EXERCISE AIM: Reproduce all of the data below without alteration; exclude every picture.

MATERIAL PROVIDED:
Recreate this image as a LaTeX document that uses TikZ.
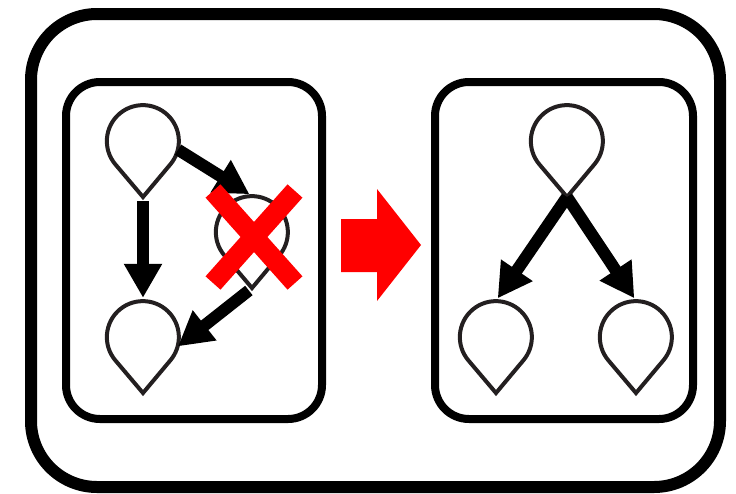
\documentclass[tikz,border=0pt]{standalone}
\usepackage{xcolor}
\usepackage{tikz}
\usetikzlibrary{arrows.meta,calc}

\definecolor{dropgray}{HTML}{231F20}
\definecolor{xred}{HTML}{FF0000}

% teardrop outline round a named node
\newcommand{\dropoutline}[1]{%
  \draw[dropline] (#1.-140) arc[start angle=140,end angle=400,radius=36]
    -- ($(#1.center)+(0,56)$) coordinate (#1-tip) -- cycle;}

\begin{document}
\begin{tikzpicture}[x=1pt,y=-1pt,
  drop/.style={circle,minimum size=72pt,inner sep=0pt},
  dropline/.style={draw=dropgray,line width=4pt,line join=miter},
  arr/.style={-{Triangle[width=36pt,length=34pt]},line width=12pt},
  panel/.style={draw,line width=8pt,rounded corners=34pt}]

  \useasboundingbox (0,0) rectangle (736,493);

  % frames
  \draw[line width=12pt,rounded corners=66pt] (31,14) rectangle (720,487);
  \draw[panel] (66,82) rectangle (322,419);
  \draw[panel] (435,82) rectangle (693,419);

  %% Left: before
  \node[drop] (d1) at (143,141) {};
  \node[drop] (d2) at (252,232) {};
  \node[drop] (d3) at (143,337) {};
  \dropoutline{d1}
  \dropoutline{d2}
  \dropoutline{d3}
  \draw[arr,shorten >=3pt] (d1.-14) -- (d2.north);
  \draw[arr,shorten <=4pt,shorten >=3pt] (d1-tip) -- (d3.north);
  \draw[arr,shorten <=4pt] (d2-tip) -- (d3.-15);
  % crossed out
  \draw[xred,line width=20pt] (254,237) +(-41,-46) -- +(41,46);
  \draw[xred,line width=20pt] (254,237) +(41,-46) -- +(-41,46);

  % red block arrow
  \fill[xred] (341,219) -- (377,219) -- (377,189) -- (421,245)
    -- (377,301) -- (377,272) -- (341,272) -- cycle;

  %% Right: after
  \node[drop] (r1) at (567,141) {};
  \node[drop] (r2) at (496,337) {};
  \node[drop] (r3) at (636,337) {};
  \dropoutline{r1}
  \dropoutline{r2}
  \dropoutline{r3}
  \draw[arr,shorten >=3pt] (r1-tip) -- (r2.north);
  \draw[arr,shorten >=3pt] (r1-tip) -- (r3.north);

\end{tikzpicture}
\end{document}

RESULT OF THIS EXERCISE:
Recreate this image as a LaTeX document that uses TikZ.
\documentclass[tikz,border=0pt]{standalone}
\usepackage{xcolor}
\usepackage{tikz}
\usetikzlibrary{arrows.meta,calc}

\definecolor{dropgray}{HTML}{231F20}
\definecolor{xred}{HTML}{FF0000}

% teardrop outline round a named node
\newcommand{\dropoutline}[1]{%
  \draw[dropline] (#1.-140) arc[start angle=140,end angle=400,radius=36]
    -- ($(#1.center)+(0,56)$) coordinate (#1-tip) -- cycle;}

\begin{document}
\begin{tikzpicture}[x=1pt,y=-1pt,
  drop/.style={circle,minimum size=72pt,inner sep=0pt},
  dropline/.style={draw=dropgray,line width=4pt,line join=miter},
  arr/.style={-{Triangle[width=36pt,length=34pt]},line width=12pt},
  panel/.style={draw,line width=8pt,rounded corners=34pt}]

  \useasboundingbox (0,0) rectangle (736,493);

  % frames
  \draw[line width=12pt,rounded corners=66pt] (31,14) rectangle (720,487);
  \draw[panel] (66,82) rectangle (322,419);
  \draw[panel] (435,82) rectangle (693,419);

  %% Left: before
  \node[drop] (d1) at (143,141) {};
  \node[drop] (d2) at (252,232) {};
  \node[drop] (d3) at (143,337) {};
  \dropoutline{d1}
  \dropoutline{d2}
  \dropoutline{d3}
  \draw[arr,shorten >=3pt] (d1.-14) -- (d2.north);
  \draw[arr,shorten <=4pt,shorten >=3pt] (d1-tip) -- (d3.north);
  \draw[arr,shorten <=4pt] (d2-tip) -- (d3.-15);
  % crossed out
  \draw[xred,line width=20pt] (254,237) +(-41,-46) -- +(41,46);
  \draw[xred,line width=20pt] (254,237) +(41,-46) -- +(-41,46);

  % red block arrow
  \fill[xred] (341,219) -- (377,219) -- (377,189) -- (421,245)
    -- (377,301) -- (377,272) -- (341,272) -- cycle;

  %% Right: after
  \node[drop] (r1) at (567,141) {};
  \node[drop] (r2) at (496,337) {};
  \node[drop] (r3) at (636,337) {};
  \dropoutline{r1}
  \dropoutline{r2}
  \dropoutline{r3}
  \draw[arr,shorten >=3pt] (r1-tip) -- (r2.north);
  \draw[arr,shorten >=3pt] (r1-tip) -- (r3.north);

\end{tikzpicture}
\end{document}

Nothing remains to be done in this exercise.